そうなると、短編成で運行回数を増やしたほうが乗客の乗車機会は増える。

もっとも、これはゲームの場合で、実際の鉄道では運転士の人件費などがあるから、運行コストについては短い編成のほうがちょっと割高だ。
それでも大きな差がないのであれば、あるいは乗務員の数に余裕があるのであれば、短編成で運行回数増の対応が正しい。
これは国鉄時代に広島・岡山地区で行われた。
その後大幅な減便も行われるなど試行錯誤が続いているようだ。
東海道新幹線はすべて16両編成だけど、山陽新幹線は短い編成の列車も多い。
これも、短編成で運行回数を増やす施策である。

通勤電車は満員のほうが嬉しい
どこかの大都市の首長が「満員電車ゼロ」などと公約したらしいけれど、とんでもない話だ。
極悪非道な鉄道経営者の私は、通勤電車の乗車率が高いほど嬉しい。
満員電車が最も儲かるからだ。
ただし、満員電車を走らせた場合、ホームにお客さんを積み残しているかもしれない。
そのお客さんが列車を諦めてしまうと機会損失になる。
これは看過できないから、ほどほどの混み方になるように増発しておく。

ゲームでは痴漢は発生しないし、気分が悪くなる乗客もいない。
スマホ歩きで線路に落ちる乗客もいない。
これらは満員電車よりやっかいだ。
やっぱり満員電車は利用客の幸せにならない。
実際の鉄道会社にはこんな極悪な経営者はいないと信じたい。

赤字路線を生かすか殺すか
赤字路線がある場合、ゲームでは沿線に子会社を作り、住民増を狙う。
それができなくても、会社全体で黒字であれば放置だ。
廃線は簡単だけど列車や線路の撤去が面倒だ。
実際の鉄道ではどうか。
沿線の開発に期待できれば残したい。
しかし、人口増の期待が薄く、会社全体の業績も思わしくなければ……。

こうした知識があれば、A列車で行こうシリーズで遊ぶときに役立つ。
逆に、A列車で行こうシリーズで遊んで工夫していくと、実際の鉄道の仕組みに納得できるかもしれない。
これは鉄道ゲームに限らず、他の分野でもあり得る。

私は飛行機関連ゲームの『ぼくは航空管制官』シリーズも好きだ。
このゲームのおかげで「飛行機が発着する滑走路と風向きの関係」などを理解し、実際に飛行機に乗るときの楽しみが増えた。
iPhoneのアプリでは『Air TYCOON ONLINE』という航空会社経営ゲームもあって、2年ほど飽きるほど遊んで飽きた(笑)。

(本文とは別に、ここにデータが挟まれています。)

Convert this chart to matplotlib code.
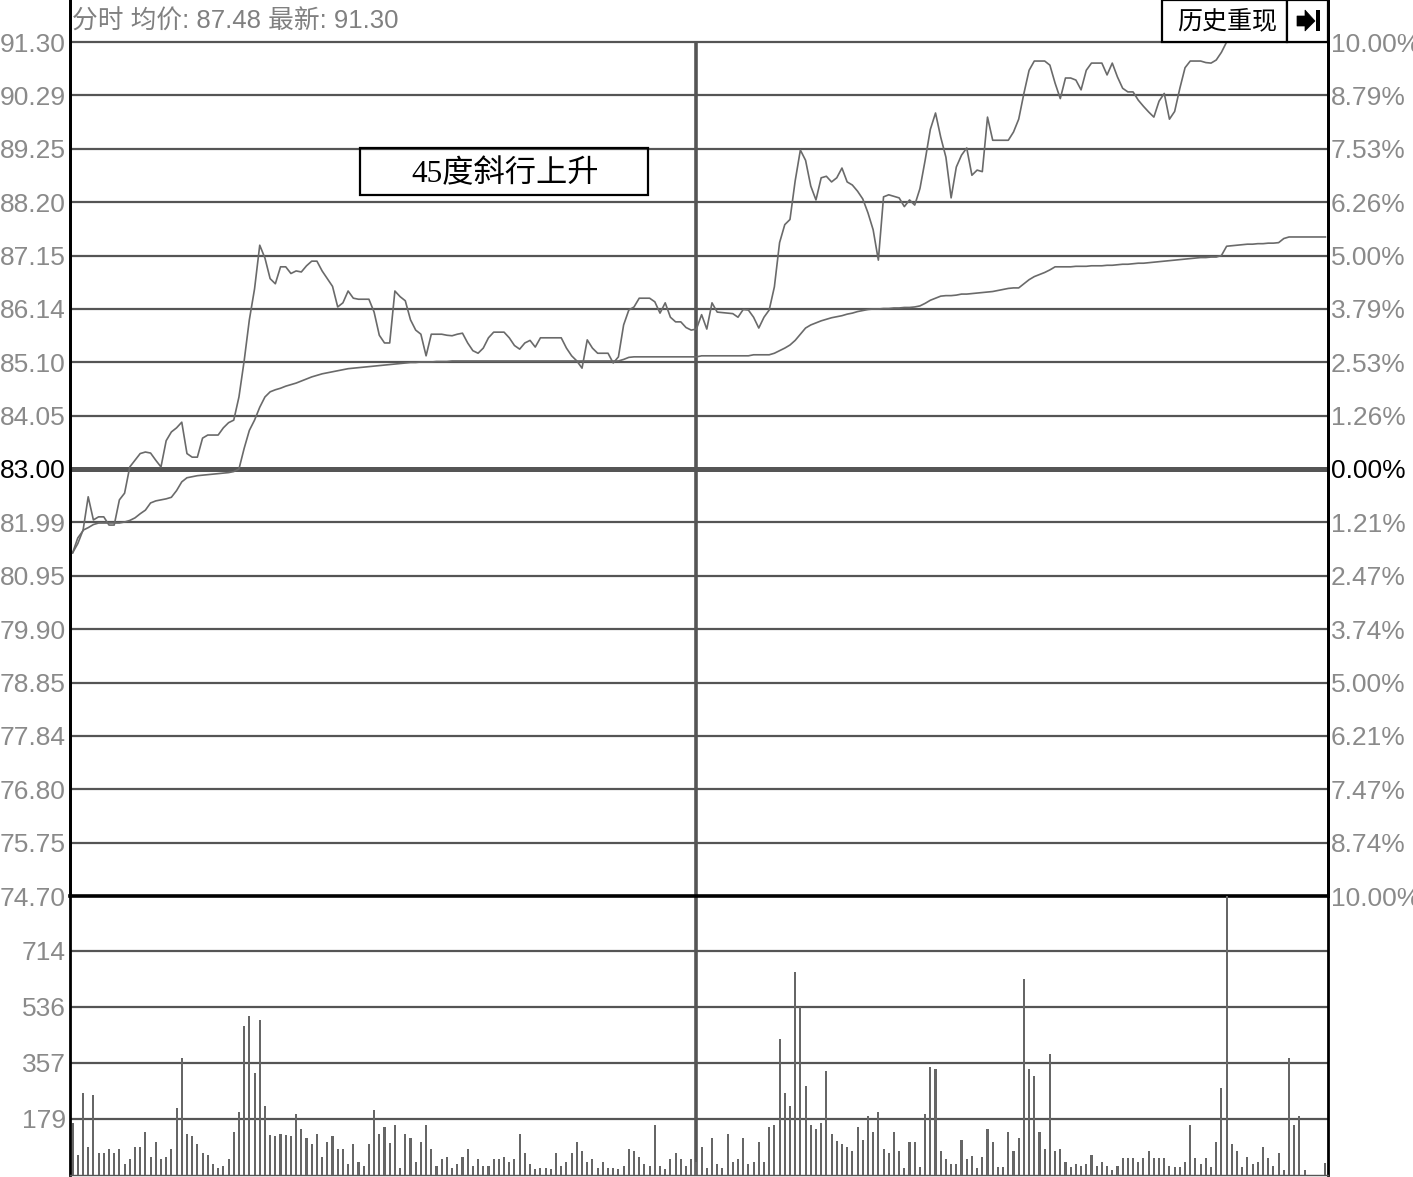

経営シミュレーションなどの職業系ゲームは、実生活に関連した知識が身に付く場合も多く、それも楽しみの1つだ。
もっとも、遊んでいて仕事をする気分になってもつまらない。
ゲームメーカーの絶妙なバランス感覚が、おもしろくて役に立つ体験を作る。
職業系ゲームは大人のためのキッザニア(職業体験テーマパーク)だ。